(NBC) - As a giant saw slices through the metal pipe, oil appears to shoot out in all directions. According to the company, the cut is making progress.
"Between 24 hours and 48 hours, we should have the system operating and we should have very little oil spilled at sea, but we can't guarantee success," BP Chief Operations Officer Doug Suttles said.
When the saws are done, they will try to find a containment cap that fits and is able to siphon oil to the surface.
"I think we have seven versions of this thing, so if we run into problems, we can actually switch to one of the other versions," said Suttles.
But every day is now too long to people here.

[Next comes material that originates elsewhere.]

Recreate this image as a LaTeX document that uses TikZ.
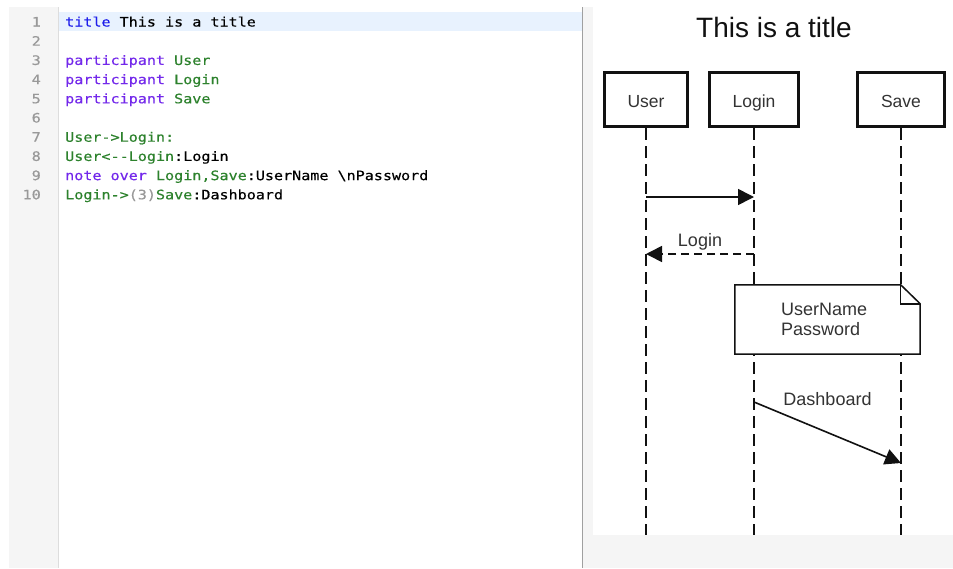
\documentclass[tikz,border=0pt]{standalone}
\usepackage{fontspec}
\setmainfont{Liberation Sans}
\newfontfamily\codefont[FakeStretch=1.16,FakeBold=0.4]{DejaVu Sans Mono}
\usetikzlibrary{arrows.meta}
\definecolor{gutterbg}{HTML}{F5F5F5}
\definecolor{gutterline}{HTML}{DDDDDD}
\definecolor{hilite}{HTML}{E8F2FE}
\definecolor{border}{HTML}{A0A0A0}
\definecolor{kwblue}{RGB}{30,30,235}
\definecolor{kwpurple}{RGB}{115,40,235}
\definecolor{idgreen}{RGB}{45,130,45}
\definecolor{numgray}{HTML}{999999}
\definecolor{inkdark}{HTML}{111111}
\definecolor{txtdark}{HTML}{333333}
\tikzset{
  codeline/.style={anchor=base west, inner sep=0pt, font=\codefont\fontsize{13}{15}\selectfont, text=black},
  lnum/.style={anchor=base east, inner sep=0pt, font=\codefont\fontsize{13}{15}\selectfont, text=numgray},
  pbox/.style={draw=inkdark, line width=3pt, fill=white, minimum height=54pt, inner sep=0pt, text height=16.4pt, text depth=0pt, text=txtdark, font=\fontsize{17.5}{20}\selectfont},
  lifeline/.style={draw=inkdark, line width=2pt, dash pattern=on 12pt off 6pt},
  msg/.style={draw=inkdark, line width=1.6pt, -{Triangle[length=16pt,width=16pt]}},
  rmsg/.style={msg, dash pattern=on 8pt off 5pt},
  lbl/.style={anchor=base, inner sep=0pt, text=txtdark, font=\fontsize{18}{21}\selectfont},
  notebox/.style={draw=inkdark, line width=1.5pt, fill=white}
}
\begin{document}
\begin{tikzpicture}[x=1pt,y=-1pt]
\useasboundingbox (0,0) rectangle (953,568);
\fill[white] (0,0) rectangle (953,568);
% editor
\fill[gutterbg] (9,7) rectangle (58,568);
\draw[gutterline, line width=1pt] (58.5,7) -- (58.5,568);
\fill[hilite] (59,12) rectangle (582,31);
\fill[gutterbg] (583,7) rectangle (593,568);
\fill[gutterbg] (593,535) rectangle (953,568);
\draw[border, line width=1.5pt] (582.5,7) -- (582.5,568);
% line numbers
\foreach \i in {1,...,10} {
  \node[lnum] (n\i) at (41,{26.5+19.2*(\i-1)}) {\i};
}
\node[codeline] (c1) at (65,26.5) {\textcolor{kwblue}{title} This is a title};
\node[codeline] (c3) at (65,64.9) {\textcolor{kwpurple}{participant} \textcolor{idgreen}{User}};
\node[codeline] (c4) at (65,84.1) {\textcolor{kwpurple}{participant} \textcolor{idgreen}{Login}};
\node[codeline] (c5) at (65,103.3) {\textcolor{kwpurple}{participant} \textcolor{idgreen}{Save}};
\node[codeline] (c7) at (65,141.7) {\textcolor{idgreen}{User->Login:}};
\node[codeline] (c8) at (65,160.9) {\textcolor{idgreen}{User<-{}-Login}:Login};
\node[codeline] (c9) at (65,180.1) {\textcolor{kwpurple}{note over} \textcolor{idgreen}{Login,Save}:UserName \textbackslash nPassword};
\node[codeline] (c10) at (65,199.3) {\textcolor{idgreen}{Login->}\textcolor{numgray}{(3)}\textcolor{idgreen}{Save}:Dashboard};
% diagram
\node[anchor=base, inner sep=0pt, text=inkdark, font=\fontsize{28}{32}\selectfont] (title) at (774,37) {This is a title};
\node[pbox, minimum width=83pt] (user) at (646,99.5) {User};
\node[pbox, minimum width=89pt] (login) at (754,99.5) {Login};
\node[pbox, minimum width=87pt] (save) at (901,99.5) {Save};
\coordinate (ue) at (646,535);
\coordinate (le) at (754,535);
\coordinate (se) at (901,535);
\draw[lifeline] (user.south) -- (ue);
\draw[lifeline] (login.south) -- (le);
\draw[lifeline] (save.south) -- (se);
% message 1
\coordinate (m1a) at (646,197);
\coordinate (m1b) at (754,197);
\draw[msg] (m1a) -- (m1b);
% message 2
\coordinate (m2a) at (754,254);
\coordinate (m2b) at (646,254);
\draw[rmsg] (m2a) -- (m2b);
\node[lbl] (m2l) at (700,246.5) {Login};
% note
\node[inner sep=0pt, minimum width=185pt, minimum height=69pt] (note) at (827.5,319.5) {};
\draw[notebox] (note.north west) -- ([xshift=-19.5pt]note.north east) -- ([yshift=-19pt]note.north east) -- (note.south east) -- (note.south west) -- cycle;
\draw[draw=inkdark, line width=1.5pt] ([xshift=-19.5pt]note.north east) |- ([yshift=-19pt]note.north east);
\node[align=left, inner sep=0pt, text=txtdark, font=\fontsize{18}{19.5}\selectfont, anchor=base west] (notetext) at (781,335) {UserName\\Password};
% message 3
\coordinate (m3a) at (754,402);
\coordinate (m3b) at (901,463);
\draw[msg] (m3a) -- (m3b);
\node[lbl] (m3l) at (827.5,405) {Dashboard};
\end{tikzpicture}
\end{document}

"It's like telling a drowning man, 'Just wait; give us more time to study this.' We need to be rescued. We need help now," Louisiana Gov. Bobby Jindal said.

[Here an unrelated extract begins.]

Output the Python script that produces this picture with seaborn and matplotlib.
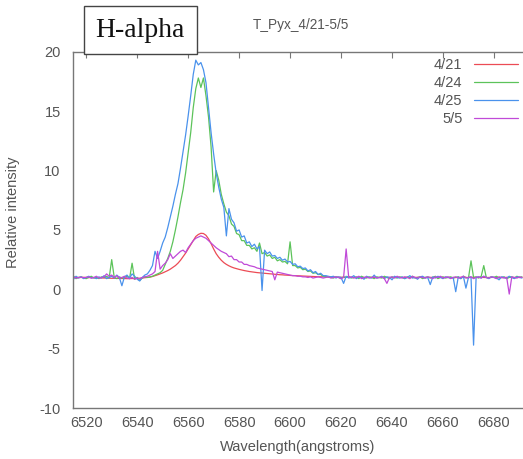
import numpy as np
import pandas as pd
import seaborn as sns
import matplotlib.pyplot as plt

# wavelength grid (1 angstrom steps) and the four spectra
wavelength = np.arange(6514, 6692)

red_0421 = [
    1.00, 1.01, 1.00, 0.99, 1.00, 1.01, 1.00, 0.99, 0.99, 0.98,
    0.98, 0.97, 0.96, 0.95, 0.95, 0.94, 0.93, 0.93, 0.92, 0.92,
    0.91, 0.91, 0.90, 0.90, 0.91, 0.91, 0.92, 0.93, 0.95, 0.98,
    1.00, 1.03, 1.08, 1.15, 1.22, 1.30, 1.38, 1.48, 1.58, 1.70,
    1.85, 2.00, 2.20, 2.45, 2.75, 3.05, 3.40, 3.75, 4.10, 4.45,
    4.62, 4.72, 4.70, 4.55, 4.25, 3.85, 3.40, 3.00, 2.70, 2.45,
    2.25, 2.10, 1.98, 1.88, 1.80, 1.74, 1.68, 1.63, 1.58, 1.54,
    1.50, 1.47, 1.44, 1.41, 1.39, 1.37, 1.35, 1.33, 1.31, 1.29,
    1.27, 1.25, 1.23, 1.22, 1.20, 1.19, 1.17, 1.16, 1.15, 1.14,
    1.13, 1.12, 1.11, 1.10, 1.09, 1.08, 1.07, 1.06, 1.06, 1.05,
    1.05, 1.04, 1.04, 1.03, 1.03, 1.02, 1.02, 1.02, 1.01, 1.01,
    1.01, 1.00, 1.00, 1.01, 1.00, 0.99, 1.00, 1.00, 1.01, 1.00,
    1.00, 0.99, 1.00, 1.01, 1.00, 1.00, 0.99, 1.00, 1.01, 1.00,
    1.00, 1.01, 1.00, 0.99, 1.00, 1.00, 1.01, 1.00, 0.99, 1.00,
    1.00, 1.00, 1.01, 1.00, 0.99, 1.00, 1.00, 1.01, 1.00, 1.00,
    0.99, 1.00, 1.00, 1.01, 1.00, 1.00, 0.99, 1.00, 1.01, 1.00,
    1.00, 1.01, 1.00, 0.99, 1.00, 1.00, 1.01, 1.00, 1.00, 0.99,
    1.00, 1.00, 1.01, 1.00, 0.99, 1.00, 1.00, 1.01,
]

green_0424 = [
    2.10, 1.10, 0.90, 1.00, 1.05, 0.95, 0.90, 1.00, 1.10, 0.95,
    1.00, 0.90, 1.05, 1.00, 1.10, 0.95, 2.50, 1.00, 0.90, 1.05,
    0.95, 1.00, 1.10, 0.90, 2.20, 0.85, 1.00, 0.75, 0.95, 1.05,
    1.00, 1.05, 1.10, 1.20, 1.30, 1.40, 1.60, 2.10, 2.60, 3.20,
    4.00, 5.00, 6.10, 7.30, 8.40, 9.80, 11.5, 13.2, 15.3, 16.9,
    17.8, 17.0, 17.8, 16.3, 14.5, 12.0, 8.20, 10.0, 9.20, 8.00,
    7.20, 6.50, 6.20, 5.50, 5.30, 4.70, 4.60, 4.10, 4.10, 3.70,
    3.70, 3.40, 3.50, 3.20, 3.90, 3.00, 3.10, 2.80, 2.90, 2.60,
    2.70, 2.40, 2.50, 2.30, 2.35, 2.15, 4.00, 2.00, 2.00, 1.80,
    1.85, 1.65, 1.70, 1.50, 1.55, 1.35, 1.40, 1.25, 1.25, 1.10,
    1.10, 1.05, 1.00, 0.95, 1.05, 1.00, 0.90, 1.05, 1.00, 1.10,
    0.95, 1.00, 1.05, 0.90, 1.10, 1.00, 0.95, 1.05, 1.00, 0.90,
    1.05, 1.00, 0.95, 1.10, 1.00, 0.90, 1.05, 1.00, 0.95, 1.05,
    1.00, 0.90, 1.05, 1.00, 1.10, 0.95, 1.00, 1.05, 0.90, 1.00,
    1.05, 0.95, 1.00, 1.10, 0.90, 1.00, 1.05, 0.95, 1.00, 1.05,
    0.95, 1.00, 1.05, 0.90, 1.10, 1.00, 0.95, 2.40, 1.00, 1.05,
    0.95, 1.10, 2.00, 1.00, 0.95, 1.05, 1.00, 1.10, 0.95, 1.00,
    1.05, 0.90, 1.00, 1.05, 0.95, 1.10, 1.00, 1.05,
]

blue_0425 = [
    1.00, 0.85, 1.10, 0.95, 1.05, 0.90, 1.00, 1.10, 0.95, 1.00,
    0.90, 1.05, 0.95, 1.15, 0.90, 1.00, 1.10, 0.95, 1.20, 1.00,
    0.30, 1.05, 1.20, 0.95, 1.30, 1.10, 0.85, 0.70, 1.00, 1.20,
    1.30, 1.60, 2.00, 3.20, 2.60, 3.20, 3.90, 4.40, 5.20, 6.10,
    7.00, 8.00, 8.90, 10.2, 11.6, 13.0, 14.6, 16.3, 18.1, 19.3,
    18.9, 19.1, 18.5, 17.4, 15.3, 13.2, 11.4, 9.80, 8.60, 7.60,
    6.90, 4.50, 6.80, 5.90, 5.60, 4.90, 5.00, 4.40, 4.50, 3.90,
    4.00, 3.60, 3.80, 3.40, 3.60, -0.1, 3.30, 3.00, 3.15, 2.80,
    2.85, 2.60, 2.70, 2.45, 2.55, 2.30, 2.35, 2.10, 2.15, 1.90,
    1.95, 1.75, 1.80, 1.55, 1.65, 1.40, 1.50, 1.25, 1.35, 1.15,
    1.15, 1.10, 1.05, 1.10, 0.95, 1.05, 1.00, 0.50, 1.10, 0.95,
    1.00, 1.15, 0.90, 1.05, 1.00, 0.85, 1.10, 1.00, 0.95, 1.20,
    0.95, 1.00, 1.10, 0.90, 1.05, 1.00, 0.80, 1.10, 1.00, 0.95,
    1.05, 0.90, 1.00, 1.15, 0.95, 1.00, 0.85, 1.05, 1.10, 0.95,
    1.00, 0.40, 1.05, 0.95, 1.10, 1.00, 0.90, 1.05, 1.00, 0.95,
    1.00, -0.2, 1.05, 0.90, 1.10, 0.10, 1.00, 1.05, -4.7, 1.00,
    1.05, 0.95, 1.10, 1.00, 0.90, 1.05, 1.00, 0.95, 0.80, 1.05,
    1.00, 0.95, 1.10, 1.00, 0.90, 1.05, 1.00, 0.95,
]

magenta_0505 = [
    1.00, 1.05, 0.95, 1.00, 1.02, 0.98, 1.00, 1.05, 0.95, 1.00,
    1.10, 0.95, 1.00, 1.05, 1.30, 1.10, 1.20, 1.00, 1.15, 0.95,
    1.00, 1.10, 0.95, 0.90, 1.00, 0.85, 0.95, 0.90, 1.00, 1.05,
    1.10, 1.20, 1.30, 1.50, 3.20, 1.70, 2.00, 2.20, 2.50, 3.00,
    2.60, 2.80, 3.00, 3.20, 3.30, 3.10, 3.50, 3.80, 4.10, 4.30,
    4.40, 4.50, 4.40, 4.30, 4.10, 3.90, 3.70, 3.50, 3.35, 3.20,
    3.10, 3.00, 2.75, 2.80, 2.50, 2.50, 2.30, 2.30, 2.10, 2.10,
    2.00, 1.95, 1.90, 1.80, 1.75, 1.70, 1.65, 1.60, 1.55, 1.50,
    0.80, 1.45, 1.40, 1.35, 1.30, 1.25, 1.20, 1.15, 1.15, 1.10,
    1.10, 1.05, 1.05, 1.00, 1.05, 0.95, 1.00, 1.05, 1.00, 0.95,
    1.00, 1.05, 0.95, 1.00, 1.05, 1.00, 0.90, 1.00, 3.40, 1.00,
    1.05, 0.95, 1.00, 1.10, 0.90, 1.00, 1.05, 0.95, 1.00, 1.05,
    0.95, 1.00, 1.05, 0.90, 0.50, 1.00, 1.05, 0.95, 1.10, 1.00,
    0.95, 1.05, 1.00, 0.90, 1.10, 1.00, 0.95, 1.05, 1.00, 0.95,
    1.05, 1.00, 0.90, 1.05, 1.00, 1.10, 0.95, 1.00, 1.05, 0.90,
    1.00, 1.05, 0.95, 1.00, 1.10, 0.95, 1.00, 1.05, 0.90, 1.00,
    1.05, 0.95, 1.10, 1.00, 0.95, 1.05, 1.00, 0.90, 1.05, 1.00,
    0.95, 1.00, -0.4, 1.05, 1.00, 0.95, 1.05, 1.00,
]

dates = ["4/21", "4/24", "4/25", "5/5"]
colors = ["#ec4b55", "#5cc35a", "#4a92ec", "#c04ad8"]

# long table for seaborn
df = pd.DataFrame({"wavelength": wavelength, "4/21": red_0421, "4/24": green_0424,
                   "4/25": blue_0425, "5/5": magenta_0505})
dflong = pd.melt(df, id_vars="wavelength", var_name="date", value_name="intensity")

sns.set_style("white")
plt.rcParams['font.family'] = ['Liberation Sans', 'DejaVu Sans']
plt.rcParams['axes.unicode_minus'] = False

fig = plt.figure(figsize=(5.23, 4.59), dpi=100)
ax = fig.add_axes([0.140, 0.111, 0.860, 0.776])

sns.lineplot(data=dflong, x="wavelength", y="intensity", hue="date", hue_order=dates,
             palette=colors, linewidth=0.9, ax=ax)

ax.set_xlim(6514.9, 6691.4)
ax.set_ylim(-10, 20)
ax.set_xticks(range(6520, 6681, 20))
ax.set_yticks(range(-10, 21, 5))
ax.tick_params(direction="in", length=4, width=0.8, colors="#777777", labelcolor="#555555",
               labelsize=10.5, top=True, right=False)
ax.tick_params(axis="y", pad=9)
ax.tick_params(axis="x", pad=6)
for s in ["left", "bottom", "top"]:
    ax.spines[s].set_color("#777777")
    ax.spines[s].set_linewidth(1.0)
ax.spines["right"].set_visible(False)

ax.set_xlabel("Wavelength(angstroms)", color="#555555", fontsize=10.5, labelpad=7)
ax.set_ylabel("Relative intensity", color="#555555", fontsize=10.5)
ax.yaxis.set_label_coords(-0.118, 0.55)

sns.move_legend(ax, "upper right", bbox_to_anchor=(1.018, 1.02), frameon=False, title=None,
                markerfirst=False, handlelength=3.0, fontsize=10.5, labelspacing=0.28,
                labelcolor="#555555")

fig.text(0.484, 0.946, "T_Pyx_4/21-5/5", ha="left", va="center", fontsize=9.8, color="#555555")
fig.text(0.268, 0.934, "H-alpha", ha="center", va="center", fontsize=20,
         family=["Liberation Serif", "DejaVu Serif"], color="#111111",
         bbox=dict(boxstyle="square,pad=0.42", fc="white", ec="#444444", lw=1.0))

fig.savefig("out.png", dpi=100)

Louisiana officials continue to beg for permits and money to build sand barriers along the coast.
What they are getting for now are giant floating hotels, housing thousands of workers tasked with cleaning and protecting the coast.

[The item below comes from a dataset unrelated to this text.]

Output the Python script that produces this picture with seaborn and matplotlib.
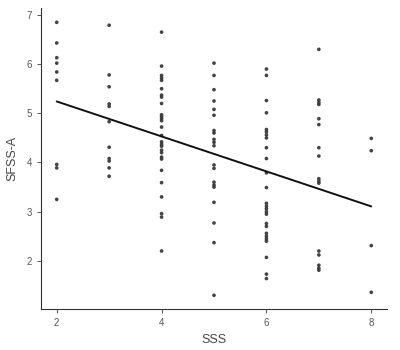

"We can rotate folks when they're resting. We can have additional resources to get a full day's work, if you will, and be able to respond in that manner," BP Operations and Parish Branch Director Fred Lemond said.
In the meantime, the response from the Obama Administration is taking on a new tougher stance.
"If we find evidence of illegal behavior, we will be extremely forceful in our response," Attorney General Eric Holder said.
But even criminal charges may come too late for many as the crude continues to leave its dark stain on this tender ecosystem.